Wednesday, 11 May 2016

Brazilian Senate opens Rousseff impeachment vote session

Brazil’s Senate opened debate Wednesday ahead of a vote on suspending President Dilma Rousseff and launching an impeachment trial that could bring down the curtain on 13 years of leftist rule in Latin America’s biggest country.
Even allies of Rousseff, 68, said she had no chance of surviving the vote. She is accused of illegal accounting maneuvers but says the charges are trumped up and amount to a coup d’etat by her center-right opponents.

Debate was expected to last all day with a vote during the night or early hours of Thursday. A simple majority in the 81 member Senate would be enough to trigger Rousseff’s six-month suspension pending judgment, in which a two thirds majority would force her from office permanently.

Senate President Renan Calheiros, who was overseeing the proceedings, told journalists that impeachment would be “traumatic” for Brazil, which is already struggling with the worst recession in decades and a corruption scandal that has ripped apart the political and business elite.

“The process of impeachment… is long, traumatic and does not produce quick results,” Calheiros warned.

– ‘No miracle’ –
Rousseff’s government lawyer lodged a last-ditch appeal with the Supreme Court on Tuesday to block the vote, but the court had not even responded before senators sat down in their futuristic building in the capital Brasilia.

“There won’t be any miracle. She’ll be suspended for six months and then we’ll open the debate on the merits” of the case, Paulo Paim, a senator of Rousseff’s Workers’ Party (PT), told reporters.

He said the impeachment drive was “a symbol of Brazilian politicians’ incompetence, to accept a tainted process against a president they know is honest.”

But Magno Malta, a senator of the opposition PR party, said impeachment was needed to heal a sick country.

“As soon as we vote for impeachment, the dollar will fall (strengthening Brazil’s currency), our stock market will rise and the patient will breathe again,” said Malta.

“The doctor will say the patient is showing signs of life and is in intensive care,” he added. “But it is a long, painful process which depends on all of us.”

– Fight to the end –
Rousseff is accused of breaking budgetary laws by taking loans to boost public spending and mask the sinking state of the economy during her 2014 re-election campaign.

She says the accounting maneuvers were standard practice in the past. She describes the impeachment as a coup mounted by her vice president, Michel Temer, who will take over if she is suspended.

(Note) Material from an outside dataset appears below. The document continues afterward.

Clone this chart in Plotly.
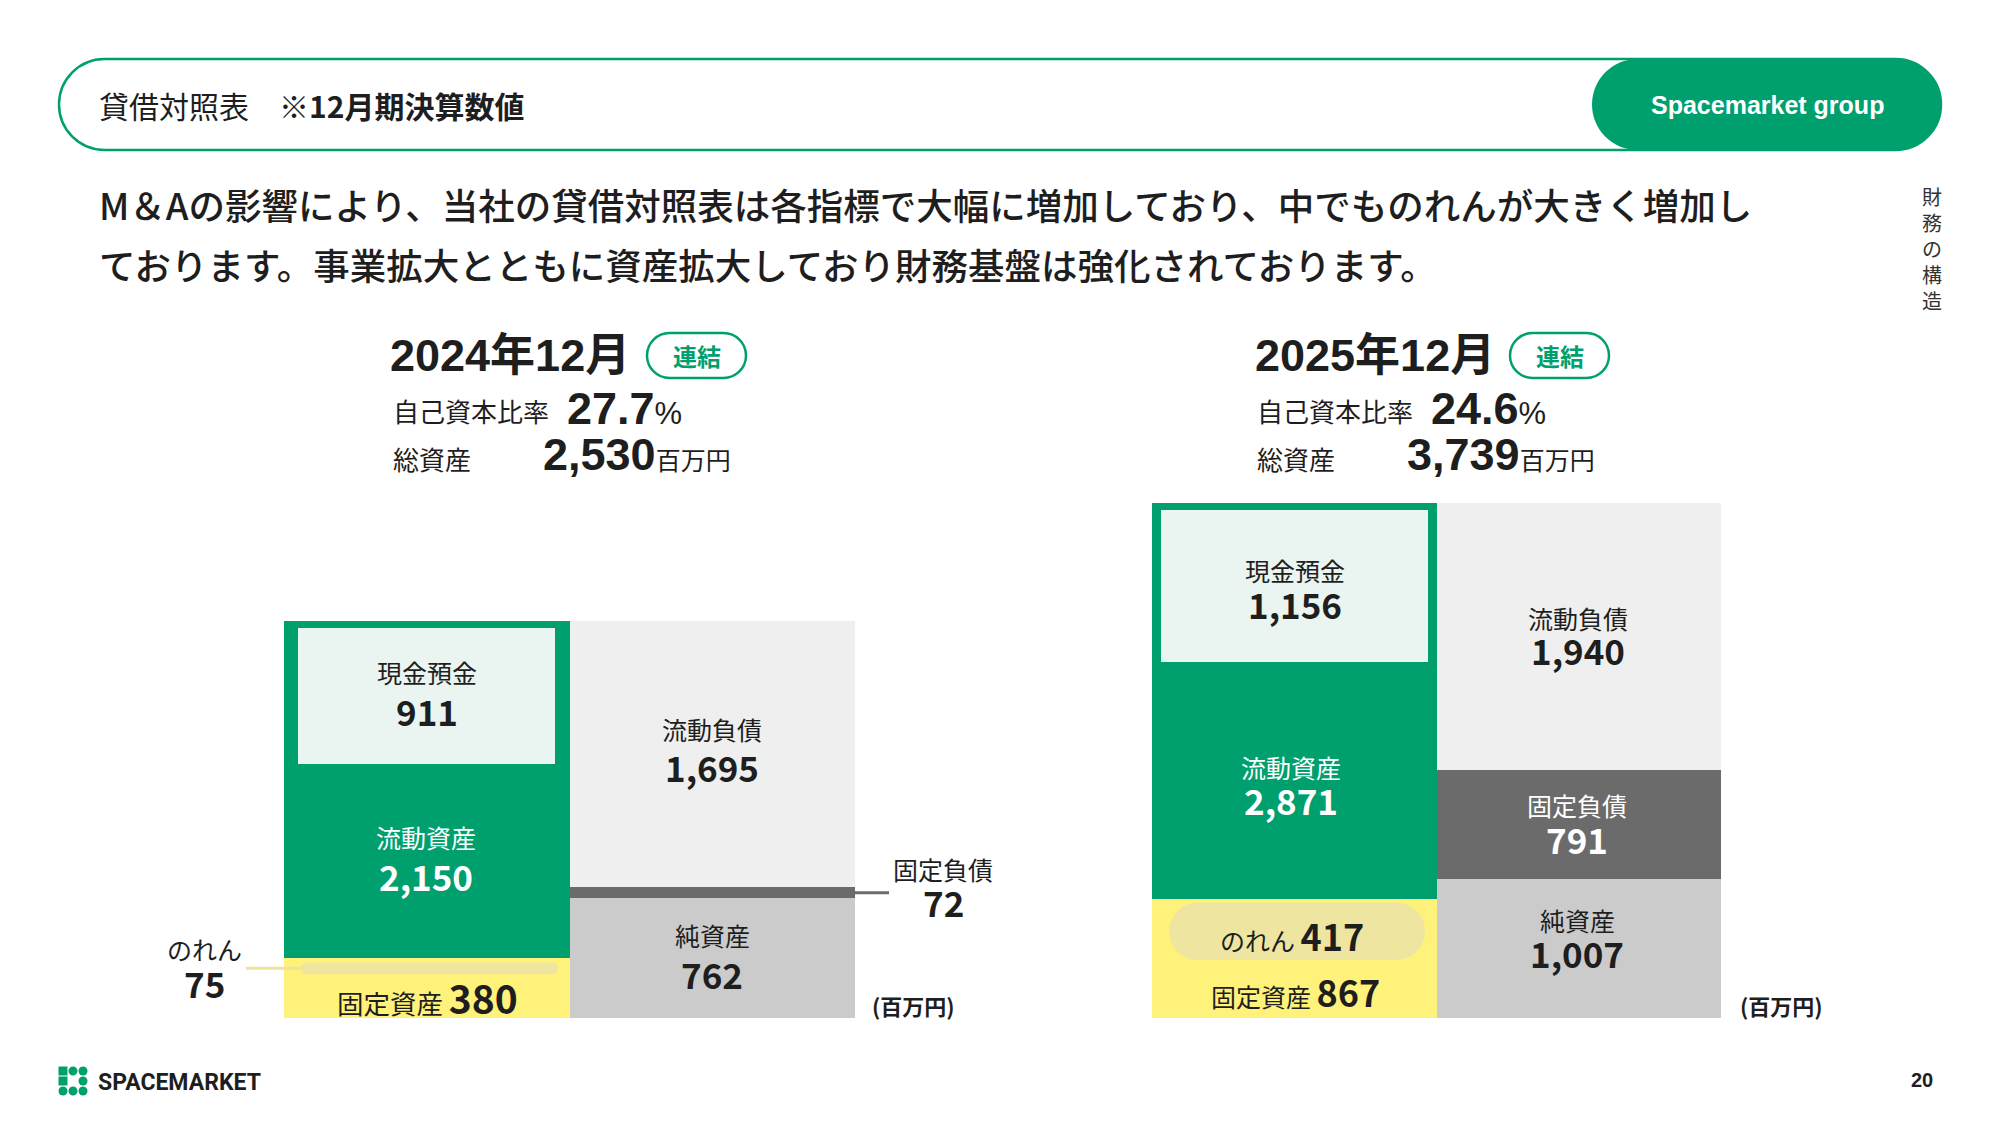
import plotly.graph_objects as go

# ---------------- data ----------------
periods = ["2024年12月", "2025年12月"]
equity_ratio = [27.7, 24.6]
total_assets = [2530, 3739]
cash = [911, 1156]
current_assets = [2150, 2871]
fixed_assets = [380, 867]
goodwill = [75, 417]
current_liab = [1695, 1940]
fixed_liab = [72, 791]
net_assets = [762, 1007]

title_text = "貸借対照表　<b>※12月期決算数値</b>"
group_text = "Spacemarket group"
body_lines = ["M＆Aの影響により、当社の貸借対照表は各指標で大幅に増加しており、中でものれんが大きく増加し",
              "ております。事業拡大とともに資産拡大しており財務基盤は強化されております。"]
side_text = "財務の構造"
unit_text = "(百万円)"

# ---------------- style ----------------
W, H = 2000, 1125
GREEN = "#00A06E"
CASH_FILL = "#EAF4F0"
YELLOW = "#FFF27A"
GOODWILL_C = "#EEE6A0"
CL_C = "#EFEFEF"
FL_C = "#6B6B6B"
NA_C = "#CBCBCB"
DARK = "#1E1E1E"
JP = "Noto Sans CJK JP"
LAT = "Liberation Sans, Noto Sans CJK JP"

# chart pixel boxes (left, right, top, bottom)
boxes = [(284, 855, 621, 1018), (1152, 1721, 503, 1018)]


def px(x):
    return x / W


def py(y):
    return 1 - y / H


fig = go.Figure()
annotations = []
shapes = []


def ann(x, y, text, size, color=DARK, family=JP, xanchor="center", yanchor="middle", weight=None):
    f = dict(size=size, color=color, family=family)
    if weight:
        f["weight"] = weight
    annotations.append(dict(x=px(x), y=py(y), xref="paper", yref="paper", text=text,
                            showarrow=False, xanchor=xanchor, yanchor=yanchor, borderpad=0,
                            font=f))


def pair(x, y_label, y_num, label, value, color=DARK):
    ann(x, y_label - 1, label, 25, color=color)
    ann(x, y_num - 3, f"<b>{value}</b>", 35, color=color)


def rrect(x0, y0, x1, y1, r, line=None, fill=None, lw=2.5):
    k = 0.5523 * r
    pts = lambda x, y: f"{px(x):.6f},{py(y):.6f}"
    path = (f"M {pts(x0 + r, y0)} L {pts(x1 - r, y0)} "
            f"C {pts(x1 - r + k, y0)} {pts(x1, y0 + r - k)} {pts(x1, y0 + r)} "
            f"L {pts(x1, y1 - r)} "
            f"C {pts(x1, y1 - r + k)} {pts(x1 - r + k, y1)} {pts(x1 - r, y1)} "
            f"L {pts(x0 + r, y1)} "
            f"C {pts(x0 + r - k, y1)} {pts(x0, y1 - r + k)} {pts(x0, y1 - r)} "
            f"L {pts(x0, y0 + r)} "
            f"C {pts(x0, y0 + r - k)} {pts(x0 + r - k, y0)} {pts(x0 + r, y0)} Z")
    shapes.append(dict(type="path", path=path, xref="paper", yref="paper",
                       line=dict(color=line or "rgba(0,0,0,0)", width=lw if line else 0),
                       fillcolor=fill or "rgba(0,0,0,0)", layer="above"))


# ---------------- header ----------------
rrect(59, 59, 1941, 150, 45.5, line=GREEN, lw=2.5)
rrect(1592, 59, 1941, 150, 45.5, fill=GREEN)
ann(98, 105, title_text, 30, xanchor="left")
ann(1767, 105, f"<b>{group_text}</b>", 25, color="white", family=LAT)
ann(98, 204, body_lines[0], 36.5, xanchor="left", weight=500)
ann(98, 265, body_lines[1], 36.5, xanchor="left", weight=500)
ann(1932, 248, "<br>".join(side_text), 20, color="#333333")

# ---------------- summaries ----------------
summary_x = [(389, 392, 566, 542, 647), (1254, 1256, 1430, 1406, 1510)]
for i in range(2):
    tx, lx, rx, nx, pillx = summary_x[i]
    ann(tx, 355, f"<b>{periods[i]}</b>", 45, family=LAT, xanchor="left")
    rrect(pillx, 333, pillx + 99, 378, 22.5, line=GREEN, lw=2.5)
    ann(pillx + 49.5, 356, "<b>連結</b>", 24, color=GREEN)
    ann(lx, 411, "自己資本比率", 26, xanchor="left")
    ann(rx, 408, f"<b>{equity_ratio[i]}</b><span style='font-size:31px'>%</span>", 45,
        family=LAT, xanchor="left")
    ann(lx, 459, "総資産", 26, xanchor="left")
    ann(nx, 455, f"<b>{total_assets[i]:,}</b><span style='font-size:25px;font-family:Noto Sans CJK JP'>百万円</span>",
        45, family=LAT, xanchor="left")

# ---------------- balance-sheet charts ----------------
cash_w = [0.948, 0.986]
CASH_LINE = 14
for i in range(2):
    xa = "x" if i == 0 else "x2"
    ya = "y" if i == 0 else "y2"
    x0, x1, top, bottom = boxes[i]
    ppu = (bottom - top) / total_assets[i]
    colpx = (x1 - x0) / 2

    def bar(xc, base, val, color, width=1.0, line_w=0, line_c=None):
        fig.add_trace(go.Bar(x=[xc], y=[val], base=[base], width=[width], xaxis=xa, yaxis=ya,
                             marker=dict(color=color, line=dict(width=line_w, color=line_c or color)),
                             hoverinfo="skip", showlegend=False))

    # assets
    bar(0, 0, fixed_assets[i], YELLOW)
    bar(0, fixed_assets[i], current_assets[i], GREEN)
    ca_top = fixed_assets[i] + current_assets[i]
    half_line = (CASH_LINE / 2) / ppu
    bar(0, ca_top - cash[i] - half_line, cash[i] + half_line, CASH_FILL, width=cash_w[i],
        line_w=CASH_LINE, line_c=GREEN)
    # liabilities & net assets
    bar(1, 0, net_assets[i], NA_C)
    bar(1, net_assets[i], fixed_liab[i], FL_C)
    bar(1, net_assets[i] + fixed_liab[i], current_liab[i], CL_C)

    # goodwill pill
    hpx = goodwill[i] * ppu
    gap = 4 / ppu
    yc = fixed_assets[i] - goodwill[i] / 2 - gap
    xl, xr = -0.44, 0.46
    r_units = (hpx / 2) / colpx
    fig.add_trace(go.Scatter(x=[xl + r_units, xr - r_units], y=[yc, yc], xaxis=xa, yaxis=ya,
                             mode="lines+markers", line=dict(color=GOODWILL_C, width=hpx),
                             marker=dict(color=GOODWILL_C, size=hpx, line=dict(width=0)),
                             hoverinfo="skip", showlegend=False))

# axes
for i in range(2):
    x0, x1, top, bottom = boxes[i]
    sfx = "" if i == 0 else "2"
    fig.update_layout(**{
        f"xaxis{sfx}": dict(domain=[px(x0), px(x1)], range=[-0.5, 1.5], visible=False, fixedrange=True,
                            anchor=f"y{sfx}"),
        f"yaxis{sfx}": dict(domain=[py(bottom), py(top)], range=[0, total_assets[i]], visible=False,
                            fixedrange=True, anchor=f"x{sfx}"),
    })


def n(v):
    return f"{v:,}"


# 2024 labels
pair(427, 673, 713, "現金預金", n(cash[0]))
pair(426, 838, 878, "流動資産", n(current_assets[0]), color="white")
ann(427, 997, f"<span style='font-size:26.5px'>固定資産</span> <span style='font-size:39px'><b>{n(fixed_assets[0])}</b></span>", 26)
pair(204, 950, 985, "のれん", n(goodwill[0]))
pair(712, 730, 769, "流動負債", n(current_liab[0]))
pair(712, 936, 976, "純資産", n(net_assets[0]))
pair(943, 870, 904, "固定負債", n(fixed_liab[0]))
ann(913, 1005, f"<b>{unit_text}</b>", 22)

# 2025 labels
pair(1295, 571, 606, "現金預金", n(cash[1]))
pair(1291, 768, 802, "流動資産", n(current_assets[1]), color="white")
ann(1292, 935, f"のれん <span style='font-size:36px'><b>{n(goodwill[1])}</b></span>", 25)
ann(1295, 991, f"固定資産 <span style='font-size:36px'><b>{n(fixed_assets[1])}</b></span>", 25)
pair(1578, 619, 653, "流動負債", n(current_liab[1]))
pair(1577, 806, 841, "固定負債", n(fixed_liab[1]), color="white")
pair(1577, 921, 955, "純資産", n(net_assets[1]))
ann(1781, 1005, f"<b>{unit_text}</b>", 22)

# connector lines (computed from data through pixel scale of left chart)
x0, x1, top, bottom = boxes[0]
ppu0 = (bottom - top) / total_assets[0]
fl_y = bottom - (net_assets[0] + fixed_liab[0] / 2) * ppu0
shapes.append(dict(type="line", xref="paper", yref="paper", x0=px(x1), x1=px(x1 + 34),
                   y0=py(fl_y), y1=py(fl_y), line=dict(color=FL_C, width=3)))
gw_y = bottom - (fixed_assets[0] - goodwill[0] / 2) * ppu0 + 4
shapes.append(dict(type="line", xref="paper", yref="paper", x0=px(246), x1=px(303),
                   y0=py(gw_y), y1=py(gw_y), line=dict(color="#EDE39A", width=3)))

# ---------------- footer ----------------
cells = [(0, 0, "rect"), (0, 1, "circle"), (0, 2, "circle"),
         (1, 0, "rect"), (1, 2, "circle"),
         (2, 0, "circle"), (2, 1, "circle"), (2, 2, "circle")]
cs = 10.0
lx0, ly0 = 58, 1066
for r_, c_, kind in cells:
    shapes.append(dict(type=kind, xref="paper", yref="paper",
                       x0=px(lx0 + c_ * cs + 0.5), x1=px(lx0 + (c_ + 1) * cs - 0.5),
                       y0=py(ly0 + r_ * cs + 0.5), y1=py(ly0 + (r_ + 1) * cs - 0.5),
                       fillcolor=GREEN, line=dict(width=0)))
ann(97, 1082, "<b>SPACEMARKET</b>", 23, family="Roboto", xanchor="left")
ann(1922, 1080, "<b>20</b>", 20, family=LAT)

fig.update_layout(width=W, height=H, margin=dict(l=0, r=0, t=0, b=0),
                  paper_bgcolor="white", plot_bgcolor="rgba(0,0,0,0)",
                  barmode="overlay", bargap=0, showlegend=False,
                  annotations=annotations, shapes=shapes)

fig.write_html("out.html")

Temer, whose center-right PMDB party broke off its uneasy partnership with Rousseff’s party, has already prepared a new government. He said his priority will be to rescue the economy, now in its worst recession for decades.

Rousseff vowed to resist.

“I am going to fight with all my strength, using all means available,” she told a women’s forum in Brasilia on Tuesday.

Rousseff called her opponents “people (who) can’t win the presidency through a popular vote” and claimed they had a “project to dismantle” social gains made by millions of poor during 13 years of Workers’ Party rule.

In an effort to cripple Temer’s ambitions, Rousseff allies also went to the top electoral court asking that the probable acting president be barred from appointing his own ministers.

However, analysts say Rousseff’s fightback probably comes too late and that she had already burned many of her political bridges before the crisis erupted with an awkward style and inability to negotiate.

The country’s first female president has also become deeply unpopular with most Brazilians, who blame her for presiding over the recession and a massive corruption scandal centered on the state oil company Petrobras.

– Street tensions –
Workers’ Party faithful on Tuesday burned tires and blocked roads in Brasilia and in Sao Paulo in a potential taste of more street trouble to come.

Lawmaker Jose Guimaraes, a Rousseff ally, said that despite almost certain defeat in the initial Senate vote, the impeachment trial itself would be an all-out fight as his side fought to win over Senators.

Police responded to heightened tension by building a huge metal barricade outside Congress in Brasilia to separate rival groups of protesters during the Senate vote. A separation corridor 80 meters (yards) wide and more than a kilometer (half a mile) long will also be enforced.

A square where major government institutions are located will be declared a “national security zone” made off-limits to the public, the Brasilia security authorities announced.

The Senate impeachment trial could last months, running through the Olympics, which open in Rio de Janeiro on August 5 — the first Games to be held in South America.